Place the dough in a buttered bowl, cover and let it rest for about an hour.
Lightly dust the countertop with some flour and roll the dough into a rectangle 12”x18” (the 12” side should be on your left and right, the top and bottom of the rectangle should be about 18” - mine was not as big, though I didn't measure the exact dimensions).
Place the butter cubes in the centre of the dough and sprinkle ¼ cup of the cinnamon sugar over the butter. Fold the left side of the dough over the centre of the dough, do so with the right end of the dough as well.
Now sprinkle ¼ cup of cinnamon sugar over the length of the folded dough and fold the dough once again into three.
Wrap the dough into a plastic wrap and chill for an hour. (I chilled mine for over 2 hours).
Wipe the counter top clean and then sprinkle it with 1/3 cup of PLAIN caster sugar. Slide the chilled dough on the sugar covered countertop and press ¼ cup cinnamon sugar into the top of the dough.
(drowned in sugar, my entry to Susan's Black and White Wednesday)
Roll the dough into a rectangle once again (of similar dimensions as before). I found the dough more difficult to work with at this stage and so I rolled it for a bit and then finally stretched it with my hands.
Fold it into thirds, wrap it in a cling wrap and let it rest in the refrigerator for about an hour.
(the first time, I made three small loaves. If you wish to do the same, divide the dough into 3 at this stage).
Pre-heat the oven to 425 deg F or 220 deg C (I thought 200 deg C worked better, I thought my cakes were a bit dry when I baked them at 220 deg C) and butter a 9” pie plate.
Open the cling wrap and shape the chilled dough into a disc to fit your pie plate. Lift the cling wrap and invert it over the pie plate. Sprinkle the last ¼ cup of cinnamon sugar over the top and drizzle with 1 tbsp melted butter.

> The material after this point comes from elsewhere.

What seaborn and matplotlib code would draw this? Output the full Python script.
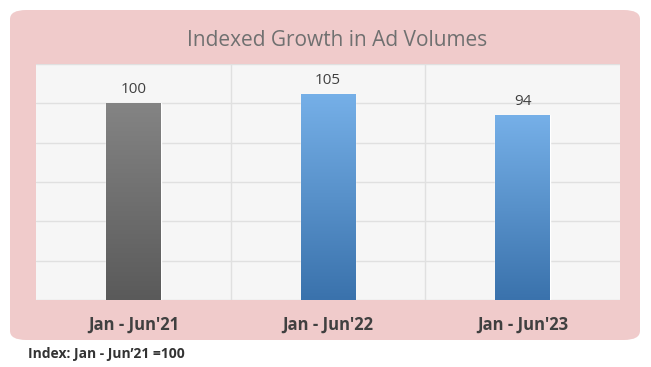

Bake for about 40-45 minutes or until the top is caramelised. Let it rest for a couple of minutes, slide onto a wire rack and cool for about 10-15 minute.
Taste it. Melted butter oozing out and mingling with caramelised sugar…..oh, utter bliss. The Kouign-Amann has been Yeastspotted, hosted by Hefe and Mehr.
It is customary to post something sweet, something decadent especially when marking blog anniversaries. This Kouign- amann celebrates my third blog anniversary. It is a very special recipe to me, because had it not been for blogging, I would never have attempted making something that isn’t pronounced the way it is written! Blogging has made me stretch my own limits in the kitchen and how!
I know I am not as regular as I’d like to be in posting recipes or in responding to comments, but I want to thank each and everyone of you for visiting my blog over the last three years, leaving me your comments and trying out my recipes.
It is not just about the ingredients or the recipe, good food happens when it is served with love!!